Because of its geological variety and particularities Checa could be considered a “geological theme park”. In a relatively small space, Nature has concentrated many substrata and layers which can be read as an Earth´s history book.
The oldest geological level is paleozoic, mostly consisting in slates and quarzites of 490 to 250 million years of age.
After this there is a mesozoic level, with three goups of rocks. Most ancients first:
- Triassic rocks consist mainly in conglomerates and sandstones, eroded into river canyons and peculiar shapes. In this group we must include clays and gypsum that lay at the bottom of several valleys and are the reason of the existence of saline springs of 250-205 million years of age.
- Jurassic rocks: limestones and dolostones, some of them containing a great amount of fossiles.
- Cretacean: mostly caoliniferous earths, limestones and dolostones. These are found on the topmost layer of canyons, and are 145 to 65 million years old.

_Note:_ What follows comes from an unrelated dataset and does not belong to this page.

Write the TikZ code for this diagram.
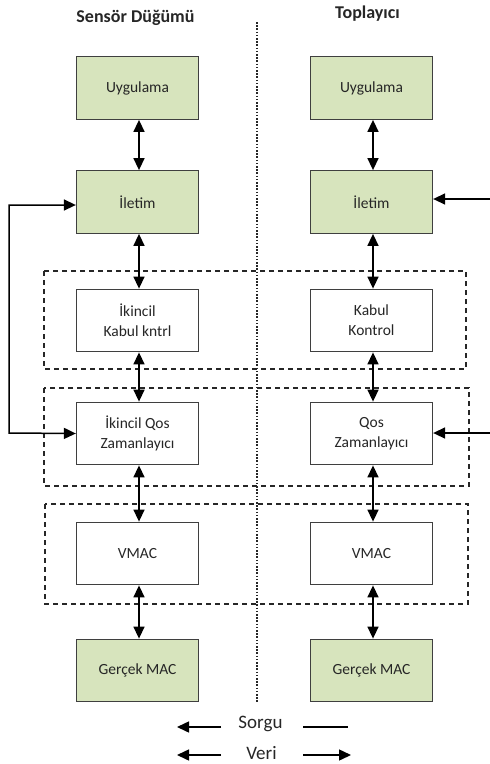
\documentclass[tikz,border=0pt]{standalone}
\usepackage{fontspec}
\setmainfont{Carlito}
\usetikzlibrary{arrows.meta}
\definecolor{boxgreen}{HTML}{D7E4BD}
\definecolor{boxline}{HTML}{3F3F3F}
\definecolor{txt}{HTML}{262626}
\tikzset{
  layer/.style={draw=boxline, line width=1.3pt, minimum width=122pt, minimum height=62.5pt,
    inner sep=0pt, align=center, text=txt, font=\fontsize{15.5}{20}\selectfont},
  greenlayer/.style={layer, fill=boxgreen},
  whitelayer/.style={layer, fill=white},
  conn/.style={line width=1.5pt, black, {Triangle[length=12pt,width=11pt]}-{Triangle[length=12pt,width=11pt]}},
  oneway/.style={line width=1.5pt, black, -{Triangle[length=12pt,width=11pt]}},
  grp/.style={line width=1.3pt, black!85, dash pattern=on 5pt off 4pt},
  divider/.style={line width=2.2pt, black!85, dash pattern=on 1.6pt off 1.6pt},
  title/.style={font=\fontsize{18}{22}\selectfont\bfseries, text=txt},
  legendtxt/.style={font=\fontsize{19}{22}\selectfont, text=txt}
}
\begin{document}
\begin{tikzpicture}[x=1pt,y=-1pt]
\useasboundingbox (0,0) rectangle (490,764);
% group boxes
\draw[grp] (44,271) rectangle (466,369);
\draw[grp] (44,388) rectangle (469,486);
\draw[grp] (45,504) rectangle (468,604);
% divider
\draw[divider] (257,22) -- (257,703);
% titles
\node[title] (tl) at (135.5,18) {Sensör Düğümü};
\node[title] (tr) at (367.5,14) {Toplayıcı};
% left column
\node[greenlayer] (lu) at (137.5,88) {Uygulama};
\node[greenlayer] (li) at (137.5,202) {İletim};
\node[whitelayer] (lk) at (137.5,320.5) {İkincil\\Kabul kntrl};
\node[whitelayer] (lq) at (137.5,433.5) {İkincil Qos\\Zamanlayıcı};
\node[whitelayer] (lv) at (137.5,553.5) {VMAC};
\node[greenlayer] (lg) at (137.5,670.5) {Gerçek MAC};
% right column
\node[greenlayer] (ru) at (371.5,88) {Uygulama};
\node[greenlayer] (ri) at (371.5,202) {İletim};
\node[whitelayer] (rk) at (371.5,320.5) {Kabul\\Kontrol};
\node[whitelayer] (rq) at (371.5,433.5) {Qos\\Zamanlayıcı};
\node[whitelayer] (rv) at (371.5,553.5) {VMAC};
\node[greenlayer] (rg) at (371.5,670.5) {Gerçek MAC};
% vertical connectors
\foreach \a/\b in {lu/li,li/lk,lk/lq,lq/lv,lv/lg,ru/ri,ri/rk,rk/rq,rq/rv,rv/rg}
  \draw[conn] ([xshift=1.5pt]\a.south) -- ([xshift=1.5pt]\b.north);
% left feedback
\draw[conn] ([yshift=-3pt]li.west) -| (9,433) -- (lq.west);
% right inputs
\coordinate (rin1) at (491,199);
\coordinate (rin2) at (491,433);
\draw[oneway] (rin1) -- (ri.east |- rin1);
\draw[oneway] (rin2) -- (rq.east |- rin2);
% legend
\node[legendtxt] (sorgu) at (260.5,724) {Sorgu};
\node[legendtxt] (veri) at (261.5,753) {Veri};
\coordinate (s1) at (221,727); \coordinate (s0) at (177,727);
\coordinate (s2) at (303,727); \coordinate (s3) at (348,727);
\coordinate (v1) at (221,755); \coordinate (v0) at (177,755);
\coordinate (v2) at (303,755); \coordinate (v3) at (351,755);
\draw[oneway] (s1) -- (s0);
\draw[line width=1.5pt] (s2) -- (s3);
\draw[oneway] (v1) -- (v0);
\draw[oneway] (v2) -- (v3);
\end{tikzpicture}
\end{document}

- Cenozoic: two types of rock; from the Paleogene and Neogene, mostly sands and conglomerates 65 to 2 million years old; and Quaternary rocks, mostly travertines and calcareous tufa, heavily related to processes that have been going on along the hill and mountainsides, and in rivers and creeks, for the last two million years.
Pizarras de Checa (Checa´s Slates) is the scientific name of a specific tratigraphic unit. This unit is made up of pyritiferous black slates with quartz intersections towards the bottom, where oscillation ripples can be seen. Some sedimentary structures may be observed in the slates, such as horizontal lamination and millimiter-sized laminae of sand and silt. However, their main particularity is the presence of a penetrative schistosity that gives Pizarras de Checa a leaf-like appearance. This lower section is considered to be about 100 metres thick, however, it being a remarked decollement level, it is hard to actually determine its real thickness. A transition towards an alternation of about 90 metres thick of black slates, sandstones, and grey quartzites can be observed at the top of the unit. An abundance of graptolites and even orthoceras are found in the whole of this unit, allowing us to date Pizarras de Checa as Llandoverian-Wenlockian.